International Society of Political Psychology

Conference Abstracts

2GG The Dynamics of Power and Trust for Intragroup and Intergroup Relations

(Session Organizer) Felicia Pratto, University of Connecticut; (Chair) Felicia Pratto, University of Connecticut; (Chair) Jennifer Sheehy-Skeffington, Harvard University

Conference: ISPP 2011
Affiliation: University of Connecticut
Research Area: Intergroup relations

Much of politics, and indeed of social life, concerns power relations and levels of trust or mistrust among individuals and between groups. Coalitions, group formation, and negotiation depend to some extent on trust and are often means of trying to balance power inequities. The present symposium goes beyond power and trust as two basic dimensions of social judgment using experiments that show how power relations and judgments of whether power is used in a moral or beneficent way changes relationships. The presenters use different theoretical frames and methods to explore new implications of power and trust for intra- and intergroup relations.
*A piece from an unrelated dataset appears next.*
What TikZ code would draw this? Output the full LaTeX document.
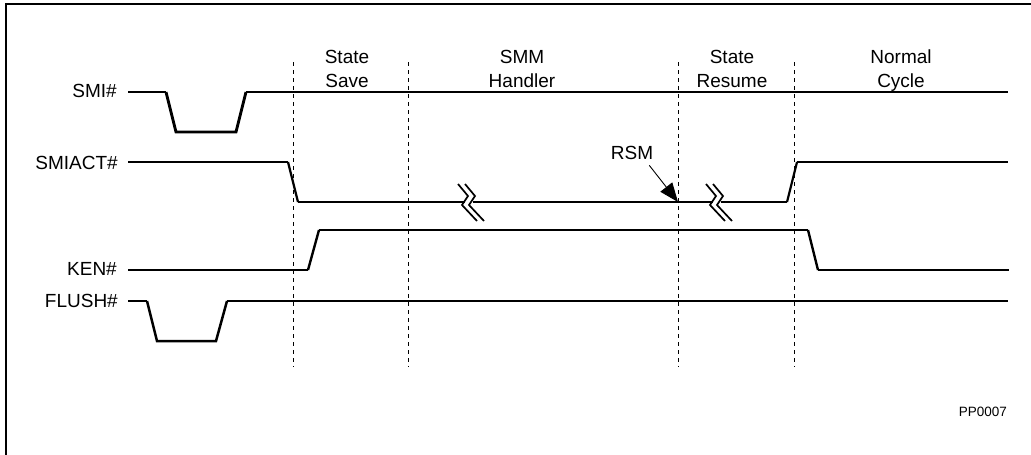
\documentclass[tikz,border=0pt]{standalone}
\usepackage{fontspec}
\setmainfont{Liberation Sans}
\usetikzlibrary{arrows.meta}
\begin{document}
\begin{tikzpicture}[x=1pt,y=-1pt,
  lbl/.style={font=\fontsize{19}{23}\selectfont, inner sep=0pt},
  small/.style={font=\fontsize{13.5}{16}\selectfont, inner sep=0pt},
  thinsig/.style={line width=1.8pt},
  thicksig/.style={line width=2.8pt},
  divider/.style={line width=1pt, dash pattern=on 4pt off 4pt},
  brk/.style={line width=1.7pt},
  brkfill/.style={fill=white, draw=none}]
\useasboundingbox (0,0) rectangle (1031,455);
% frame
\draw[line width=2.2pt] (6,456) -- (6,4) -- (1032,4);

% phase dividers
\foreach \xx/\nm in {293/d1,408/d2,678/d3,794/d4}{
  \coordinate (\nm t) at (\xx,62);
  \coordinate (\nm b) at (\xx,367);
  \draw[divider] (\nm t) -- (\nm b);
}

% header labels
\node[lbl, anchor=base] (h1a) at (347,63) {State};
\node[lbl, anchor=base] (h1b) at (347,87) {Save};
\node[lbl, anchor=base] (h2a) at (522,63) {SMM};
\node[lbl, anchor=base] (h2b) at (522,87) {Handler};
\node[lbl, anchor=base] (h3a) at (732,63) {State};
\node[lbl, anchor=base] (h3b) at (732,87) {Resume};
\node[lbl, anchor=base] (h4a) at (901,63) {Normal};
\node[lbl, anchor=base] (h4b) at (901,87) {Cycle};

% signal labels
\node[lbl, anchor=base east] (smi) at (117,97) {SMI\#};
\node[lbl, anchor=base east] (smiact) at (118,169) {SMIACT\#};
\node[lbl, anchor=base east] (ken) at (117,275) {KEN\#};
\node[lbl, anchor=base east] (flush) at (118,307) {FLUSH\#};

% SMI#
\draw[thinsig] (128,92) -- (166,92);
\draw[thicksig] (166,92) -- (176,132) -- (236,132) -- (246,92);
\draw[thinsig] (246,92) -- (1008,92);

% SMIACT#
\draw[thicksig] (128,162) -- (288,162);
\draw[line width=2.2pt] (288,162) -- (298,202);
\draw[thinsig] (298,202) -- (787,202);
\draw[line width=2.2pt] (787,202) -- (797,162);
\draw[thicksig] (797,162) -- (1008,162);

% breaks
\foreach \cx/\nm in {469/b1,717/b2}{
  \coordinate (\nm) at (\cx,202);
  \fill[brkfill] ([xshift=-4pt,yshift=-5pt]\nm) rectangle ([xshift=4pt,yshift=5pt]\nm);
  \draw[brk] ([xshift=8pt,yshift=-19pt]\nm) -- ([xshift=-7pt,yshift=-3pt]\nm) -- ([xshift=-1pt,yshift=6pt]\nm) -- ([xshift=-11pt,yshift=18pt]\nm);
  \draw[brk] ([xshift=15pt,yshift=-19pt]\nm) -- ([xshift=0pt,yshift=-3pt]\nm) -- ([xshift=6pt,yshift=6pt]\nm) -- ([xshift=-4pt,yshift=18pt]\nm);
}

% RSM
\node[lbl, anchor=base] (rsm) at (632,159) {RSM};
\coordinate (rsmtip) at (678,202);
\draw[line width=0.9pt, -{Triangle[length=19pt,width=15pt]}] (rsm.south east) ++(-4,6) coordinate (rsmfrom) -- (rsmtip);

% KEN#
\draw[thinsig] (128,270) -- (308,270);
\draw[line width=2.4pt] (308,270) -- (319,230);
\draw[thicksig] (319,230) -- (808,230);
\draw[line width=2.4pt] (808,230) -- (818,270);
\draw[thinsig] (818,270) -- (1009,270);

% FLUSH#
\draw[line width=1.5pt] (128,301) -- (147,301);
\draw[line width=2.5pt] (147,301) -- (157,341) -- (216,341) -- (227,301);
\draw[line width=1.5pt] (227,301) -- (1008,301);

\node[small, anchor=base east] (id) at (1007,416) {PP0007};
\end{tikzpicture}
\end{document}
Lee considers what kinds of power and its social purpose (self-prioritizing or pro-social) lead different social groups to be judged high or low in power and in trustworthiness. Sheehy-Skeffington and Sidanius show that people implicitly adopt the power perspective of those they observe, although they take a complementary perspective when they share group membership with them. Bruneau and Saxe show with naturalistic samples and experiments that having high power reduces moral prohibitions against harming others. Stewart et al. show that when local cultures privilege agency, people use violence more and come to view their local society as more competitive and harsh, compared to cultures in which communion is privileged. Thus, all four talks will examine how power and trust influence the quality of relationships either within groups (Sheehy-Skeffington & Sidanius, Stewart et al.) or between groups (Lee, Bruneau & Saxe) that inform the psychology of politics.